Charts and diagrams as code:
====
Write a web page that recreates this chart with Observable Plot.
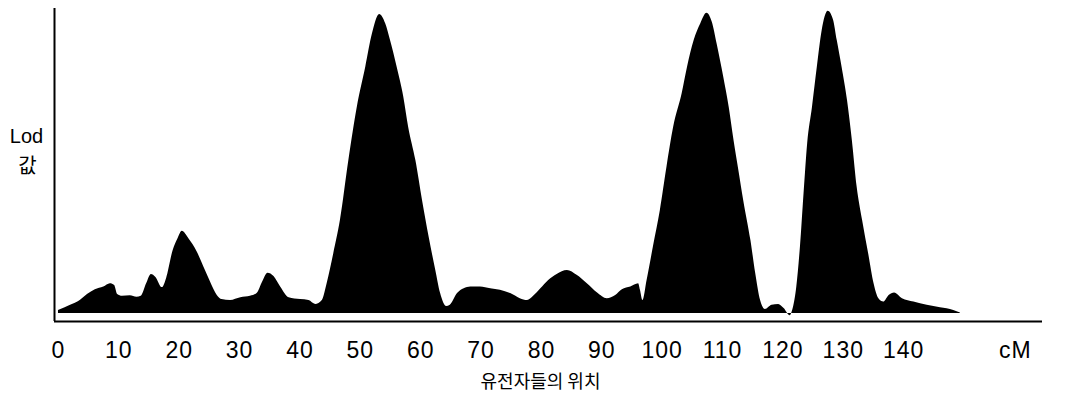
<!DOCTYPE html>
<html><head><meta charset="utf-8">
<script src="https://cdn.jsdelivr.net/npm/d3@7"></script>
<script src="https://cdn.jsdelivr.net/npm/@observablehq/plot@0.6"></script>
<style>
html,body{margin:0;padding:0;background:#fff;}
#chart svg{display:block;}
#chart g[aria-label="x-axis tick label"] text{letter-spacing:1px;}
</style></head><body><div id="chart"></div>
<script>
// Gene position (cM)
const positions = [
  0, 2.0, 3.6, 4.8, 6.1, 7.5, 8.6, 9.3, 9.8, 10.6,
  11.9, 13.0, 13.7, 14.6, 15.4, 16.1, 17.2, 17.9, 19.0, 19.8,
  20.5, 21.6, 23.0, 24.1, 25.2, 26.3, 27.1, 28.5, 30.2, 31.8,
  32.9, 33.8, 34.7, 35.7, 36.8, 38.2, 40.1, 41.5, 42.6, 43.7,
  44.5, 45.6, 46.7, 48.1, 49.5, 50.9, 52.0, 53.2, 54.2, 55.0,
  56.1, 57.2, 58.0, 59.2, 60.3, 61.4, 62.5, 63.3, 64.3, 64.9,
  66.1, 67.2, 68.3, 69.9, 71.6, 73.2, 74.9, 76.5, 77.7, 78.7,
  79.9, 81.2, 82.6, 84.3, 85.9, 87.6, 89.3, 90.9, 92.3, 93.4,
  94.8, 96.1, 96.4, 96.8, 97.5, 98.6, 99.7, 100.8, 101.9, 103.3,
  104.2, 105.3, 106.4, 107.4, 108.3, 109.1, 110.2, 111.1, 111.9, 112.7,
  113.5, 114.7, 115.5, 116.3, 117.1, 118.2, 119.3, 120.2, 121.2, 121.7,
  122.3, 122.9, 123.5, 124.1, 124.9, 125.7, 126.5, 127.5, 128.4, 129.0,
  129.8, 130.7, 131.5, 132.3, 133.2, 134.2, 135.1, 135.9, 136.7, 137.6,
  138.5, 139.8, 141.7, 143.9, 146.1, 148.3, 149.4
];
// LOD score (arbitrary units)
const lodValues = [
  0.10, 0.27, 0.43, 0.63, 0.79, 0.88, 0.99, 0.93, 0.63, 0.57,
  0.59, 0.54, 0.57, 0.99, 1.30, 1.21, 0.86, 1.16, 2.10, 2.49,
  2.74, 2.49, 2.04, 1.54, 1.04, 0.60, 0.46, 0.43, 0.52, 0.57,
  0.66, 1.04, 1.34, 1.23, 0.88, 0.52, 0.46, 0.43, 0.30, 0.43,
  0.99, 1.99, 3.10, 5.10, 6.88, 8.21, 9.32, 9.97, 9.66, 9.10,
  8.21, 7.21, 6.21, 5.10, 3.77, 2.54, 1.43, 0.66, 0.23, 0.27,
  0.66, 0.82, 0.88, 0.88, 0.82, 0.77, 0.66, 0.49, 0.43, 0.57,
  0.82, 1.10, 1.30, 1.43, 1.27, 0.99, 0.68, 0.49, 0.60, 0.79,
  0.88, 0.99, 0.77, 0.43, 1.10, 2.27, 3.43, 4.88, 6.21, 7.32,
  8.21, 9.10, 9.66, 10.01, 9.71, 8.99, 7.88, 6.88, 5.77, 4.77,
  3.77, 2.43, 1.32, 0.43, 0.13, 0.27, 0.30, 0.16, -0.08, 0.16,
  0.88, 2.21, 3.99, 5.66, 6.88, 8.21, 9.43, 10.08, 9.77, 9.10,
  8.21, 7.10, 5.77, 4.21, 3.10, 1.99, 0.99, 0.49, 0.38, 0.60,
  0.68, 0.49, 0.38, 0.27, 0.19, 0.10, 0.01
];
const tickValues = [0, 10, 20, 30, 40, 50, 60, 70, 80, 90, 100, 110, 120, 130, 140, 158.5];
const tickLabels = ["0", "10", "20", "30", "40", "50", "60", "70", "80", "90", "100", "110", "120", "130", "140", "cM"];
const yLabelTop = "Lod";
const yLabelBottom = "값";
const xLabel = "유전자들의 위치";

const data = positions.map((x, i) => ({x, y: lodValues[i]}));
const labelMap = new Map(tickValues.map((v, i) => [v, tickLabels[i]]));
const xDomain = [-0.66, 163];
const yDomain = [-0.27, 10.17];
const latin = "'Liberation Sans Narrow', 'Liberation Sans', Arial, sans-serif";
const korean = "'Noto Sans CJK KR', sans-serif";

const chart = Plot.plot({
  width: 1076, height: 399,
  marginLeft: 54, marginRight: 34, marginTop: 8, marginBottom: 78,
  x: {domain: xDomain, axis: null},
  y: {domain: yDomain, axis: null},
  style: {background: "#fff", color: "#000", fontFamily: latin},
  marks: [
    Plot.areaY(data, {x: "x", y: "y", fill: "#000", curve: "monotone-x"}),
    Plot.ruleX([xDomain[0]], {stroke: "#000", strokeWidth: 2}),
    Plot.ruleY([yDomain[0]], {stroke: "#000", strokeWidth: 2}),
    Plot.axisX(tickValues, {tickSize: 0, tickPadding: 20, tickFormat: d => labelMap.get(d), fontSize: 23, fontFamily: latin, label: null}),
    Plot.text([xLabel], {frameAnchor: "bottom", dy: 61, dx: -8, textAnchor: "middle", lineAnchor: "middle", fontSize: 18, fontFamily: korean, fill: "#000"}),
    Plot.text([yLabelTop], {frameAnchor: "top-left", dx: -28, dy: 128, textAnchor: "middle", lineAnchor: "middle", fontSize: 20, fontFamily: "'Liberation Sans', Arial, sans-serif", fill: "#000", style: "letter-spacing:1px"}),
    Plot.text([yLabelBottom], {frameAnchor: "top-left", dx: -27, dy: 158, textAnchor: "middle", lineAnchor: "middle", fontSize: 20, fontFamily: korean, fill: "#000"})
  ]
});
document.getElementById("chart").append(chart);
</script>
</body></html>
====
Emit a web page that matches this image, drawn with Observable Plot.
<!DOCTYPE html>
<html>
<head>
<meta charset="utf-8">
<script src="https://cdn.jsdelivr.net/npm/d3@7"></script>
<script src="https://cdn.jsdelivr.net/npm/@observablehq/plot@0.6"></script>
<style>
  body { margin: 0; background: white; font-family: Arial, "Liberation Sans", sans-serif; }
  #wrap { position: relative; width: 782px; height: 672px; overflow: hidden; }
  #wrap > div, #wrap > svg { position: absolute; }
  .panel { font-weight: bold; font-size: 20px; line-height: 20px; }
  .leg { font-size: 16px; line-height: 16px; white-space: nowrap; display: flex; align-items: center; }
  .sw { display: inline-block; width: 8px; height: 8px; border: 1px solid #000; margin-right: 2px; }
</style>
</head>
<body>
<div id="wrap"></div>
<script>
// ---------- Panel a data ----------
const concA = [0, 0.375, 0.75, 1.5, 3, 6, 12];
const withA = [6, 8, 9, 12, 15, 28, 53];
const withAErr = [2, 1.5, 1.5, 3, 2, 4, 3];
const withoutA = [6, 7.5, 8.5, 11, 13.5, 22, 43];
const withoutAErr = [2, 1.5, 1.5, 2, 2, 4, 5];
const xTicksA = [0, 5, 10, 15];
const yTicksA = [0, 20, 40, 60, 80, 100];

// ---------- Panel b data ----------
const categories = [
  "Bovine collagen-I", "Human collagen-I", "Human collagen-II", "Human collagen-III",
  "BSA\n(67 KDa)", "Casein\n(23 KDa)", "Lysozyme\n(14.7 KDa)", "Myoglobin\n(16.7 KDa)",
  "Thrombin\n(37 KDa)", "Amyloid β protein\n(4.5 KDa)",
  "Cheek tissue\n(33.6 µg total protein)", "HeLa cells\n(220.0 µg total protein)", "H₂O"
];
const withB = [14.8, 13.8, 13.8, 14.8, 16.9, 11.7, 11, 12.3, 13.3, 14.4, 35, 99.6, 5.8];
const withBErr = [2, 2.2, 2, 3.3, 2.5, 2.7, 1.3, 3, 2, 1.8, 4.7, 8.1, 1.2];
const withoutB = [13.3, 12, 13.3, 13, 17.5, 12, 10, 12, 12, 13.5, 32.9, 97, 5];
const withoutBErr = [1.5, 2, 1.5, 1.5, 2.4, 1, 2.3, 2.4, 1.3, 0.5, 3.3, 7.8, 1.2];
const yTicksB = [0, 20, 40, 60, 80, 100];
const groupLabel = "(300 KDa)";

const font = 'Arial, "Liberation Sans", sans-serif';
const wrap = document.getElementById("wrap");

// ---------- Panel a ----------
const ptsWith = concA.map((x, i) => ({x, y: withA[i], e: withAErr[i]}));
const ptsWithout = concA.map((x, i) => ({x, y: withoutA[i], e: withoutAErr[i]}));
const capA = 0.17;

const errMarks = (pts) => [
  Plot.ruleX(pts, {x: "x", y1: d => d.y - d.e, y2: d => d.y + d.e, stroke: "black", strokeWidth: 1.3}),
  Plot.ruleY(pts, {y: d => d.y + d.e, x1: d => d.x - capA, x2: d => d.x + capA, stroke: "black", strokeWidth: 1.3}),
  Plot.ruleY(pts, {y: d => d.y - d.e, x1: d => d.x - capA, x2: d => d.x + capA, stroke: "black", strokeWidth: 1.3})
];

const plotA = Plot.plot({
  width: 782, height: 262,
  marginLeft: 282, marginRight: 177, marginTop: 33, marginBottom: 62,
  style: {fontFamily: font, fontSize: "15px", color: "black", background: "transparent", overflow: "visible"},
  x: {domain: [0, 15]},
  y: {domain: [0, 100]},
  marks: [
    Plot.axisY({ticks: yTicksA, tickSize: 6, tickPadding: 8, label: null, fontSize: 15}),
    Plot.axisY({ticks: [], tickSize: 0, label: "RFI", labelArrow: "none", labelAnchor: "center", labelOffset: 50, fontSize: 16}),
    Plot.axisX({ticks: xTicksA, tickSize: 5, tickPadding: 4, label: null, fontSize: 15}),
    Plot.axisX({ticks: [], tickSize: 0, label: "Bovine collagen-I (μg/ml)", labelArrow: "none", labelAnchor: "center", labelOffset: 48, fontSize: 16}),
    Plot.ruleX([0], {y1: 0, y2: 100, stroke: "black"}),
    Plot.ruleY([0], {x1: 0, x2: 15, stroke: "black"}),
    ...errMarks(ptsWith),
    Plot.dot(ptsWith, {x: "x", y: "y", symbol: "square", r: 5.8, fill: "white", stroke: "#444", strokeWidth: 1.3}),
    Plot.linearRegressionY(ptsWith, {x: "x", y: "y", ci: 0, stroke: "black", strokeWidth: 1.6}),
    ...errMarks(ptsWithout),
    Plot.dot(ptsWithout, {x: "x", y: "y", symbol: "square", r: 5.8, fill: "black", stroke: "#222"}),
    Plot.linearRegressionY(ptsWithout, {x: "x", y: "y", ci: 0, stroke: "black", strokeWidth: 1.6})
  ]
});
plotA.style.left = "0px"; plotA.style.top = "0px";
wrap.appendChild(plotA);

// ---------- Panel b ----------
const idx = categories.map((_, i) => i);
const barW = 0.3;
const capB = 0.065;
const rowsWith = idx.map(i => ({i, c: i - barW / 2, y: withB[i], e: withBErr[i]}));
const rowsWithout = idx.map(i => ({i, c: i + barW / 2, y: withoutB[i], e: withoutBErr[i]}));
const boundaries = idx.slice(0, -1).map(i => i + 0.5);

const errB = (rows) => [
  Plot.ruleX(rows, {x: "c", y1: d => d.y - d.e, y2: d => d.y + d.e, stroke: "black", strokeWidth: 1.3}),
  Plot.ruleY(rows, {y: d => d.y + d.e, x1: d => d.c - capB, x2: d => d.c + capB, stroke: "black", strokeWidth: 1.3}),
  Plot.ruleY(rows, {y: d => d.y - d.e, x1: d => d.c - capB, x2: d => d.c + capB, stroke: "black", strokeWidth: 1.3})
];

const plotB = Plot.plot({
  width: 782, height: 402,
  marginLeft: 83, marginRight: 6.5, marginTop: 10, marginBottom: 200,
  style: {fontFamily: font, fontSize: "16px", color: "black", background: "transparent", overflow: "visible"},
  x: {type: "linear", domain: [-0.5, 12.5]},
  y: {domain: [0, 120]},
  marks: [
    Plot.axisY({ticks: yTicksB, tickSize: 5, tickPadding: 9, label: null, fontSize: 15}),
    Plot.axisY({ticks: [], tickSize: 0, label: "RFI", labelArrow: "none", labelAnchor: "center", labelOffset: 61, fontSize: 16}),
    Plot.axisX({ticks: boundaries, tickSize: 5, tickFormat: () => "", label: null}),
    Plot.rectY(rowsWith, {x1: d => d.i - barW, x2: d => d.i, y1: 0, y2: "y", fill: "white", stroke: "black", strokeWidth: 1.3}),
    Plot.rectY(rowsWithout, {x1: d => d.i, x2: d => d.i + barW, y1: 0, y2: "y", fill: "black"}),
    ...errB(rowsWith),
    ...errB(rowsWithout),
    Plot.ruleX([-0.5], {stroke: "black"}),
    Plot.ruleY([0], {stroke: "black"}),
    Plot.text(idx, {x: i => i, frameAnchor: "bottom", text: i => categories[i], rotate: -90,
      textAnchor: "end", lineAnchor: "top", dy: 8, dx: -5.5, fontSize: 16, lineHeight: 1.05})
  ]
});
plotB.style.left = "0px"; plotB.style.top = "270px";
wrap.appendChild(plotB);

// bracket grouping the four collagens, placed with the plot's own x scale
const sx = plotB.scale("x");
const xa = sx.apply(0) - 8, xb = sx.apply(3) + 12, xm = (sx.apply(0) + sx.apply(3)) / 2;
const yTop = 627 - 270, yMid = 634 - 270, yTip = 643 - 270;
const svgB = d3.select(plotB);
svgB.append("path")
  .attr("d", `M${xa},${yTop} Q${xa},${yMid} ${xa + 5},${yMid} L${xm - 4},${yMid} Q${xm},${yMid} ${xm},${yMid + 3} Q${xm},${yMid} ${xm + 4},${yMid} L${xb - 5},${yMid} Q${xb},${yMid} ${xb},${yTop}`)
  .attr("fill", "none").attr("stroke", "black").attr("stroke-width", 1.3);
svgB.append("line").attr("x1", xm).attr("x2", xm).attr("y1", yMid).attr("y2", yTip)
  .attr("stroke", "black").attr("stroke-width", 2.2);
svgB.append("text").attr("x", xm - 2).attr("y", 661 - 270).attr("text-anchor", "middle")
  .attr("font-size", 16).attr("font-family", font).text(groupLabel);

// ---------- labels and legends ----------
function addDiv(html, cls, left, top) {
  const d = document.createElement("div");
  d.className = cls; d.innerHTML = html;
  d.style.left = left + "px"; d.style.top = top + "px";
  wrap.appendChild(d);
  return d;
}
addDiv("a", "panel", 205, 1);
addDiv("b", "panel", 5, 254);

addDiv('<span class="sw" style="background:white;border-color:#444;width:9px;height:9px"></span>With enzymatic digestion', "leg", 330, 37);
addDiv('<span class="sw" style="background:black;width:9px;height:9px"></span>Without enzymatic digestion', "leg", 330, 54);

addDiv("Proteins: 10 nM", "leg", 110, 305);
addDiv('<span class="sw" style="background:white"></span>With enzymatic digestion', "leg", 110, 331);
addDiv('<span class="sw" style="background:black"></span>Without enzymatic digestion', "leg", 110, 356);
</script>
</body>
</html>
====
__Exercise task__: Only the lines from the one containing "Emit a web page" through the one containing "const yTicksA = [0, 20, 40, 60, 80, 100];" are to be reproduced, exactly as they appear.

__Completed task__:
Emit a web page that matches this image, drawn with Observable Plot.
<!DOCTYPE html>
<html>
<head>
<meta charset="utf-8">
<script src="https://cdn.jsdelivr.net/npm/d3@7"></script>
<script src="https://cdn.jsdelivr.net/npm/@observablehq/plot@0.6"></script>
<style>
  body { margin: 0; background: white; font-family: Arial, "Liberation Sans", sans-serif; }
  #wrap { position: relative; width: 782px; height: 672px; overflow: hidden; }
  #wrap > div, #wrap > svg { position: absolute; }
  .panel { font-weight: bold; font-size: 20px; line-height: 20px; }
  .leg { font-size: 16px; line-height: 16px; white-space: nowrap; display: flex; align-items: center; }
  .sw { display: inline-block; width: 8px; height: 8px; border: 1px solid #000; margin-right: 2px; }
</style>
</head>
<body>
<div id="wrap"></div>
<script>
// ---------- Panel a data ----------
const concA = [0, 0.375, 0.75, 1.5, 3, 6, 12];
const withA = [6, 8, 9, 12, 15, 28, 53];
const withAErr = [2, 1.5, 1.5, 3, 2, 4, 3];
const withoutA = [6, 7.5, 8.5, 11, 13.5, 22, 43];
const withoutAErr = [2, 1.5, 1.5, 2, 2, 4, 5];
const xTicksA = [0, 5, 10, 15];
const yTicksA = [0, 20, 40, 60, 80, 100];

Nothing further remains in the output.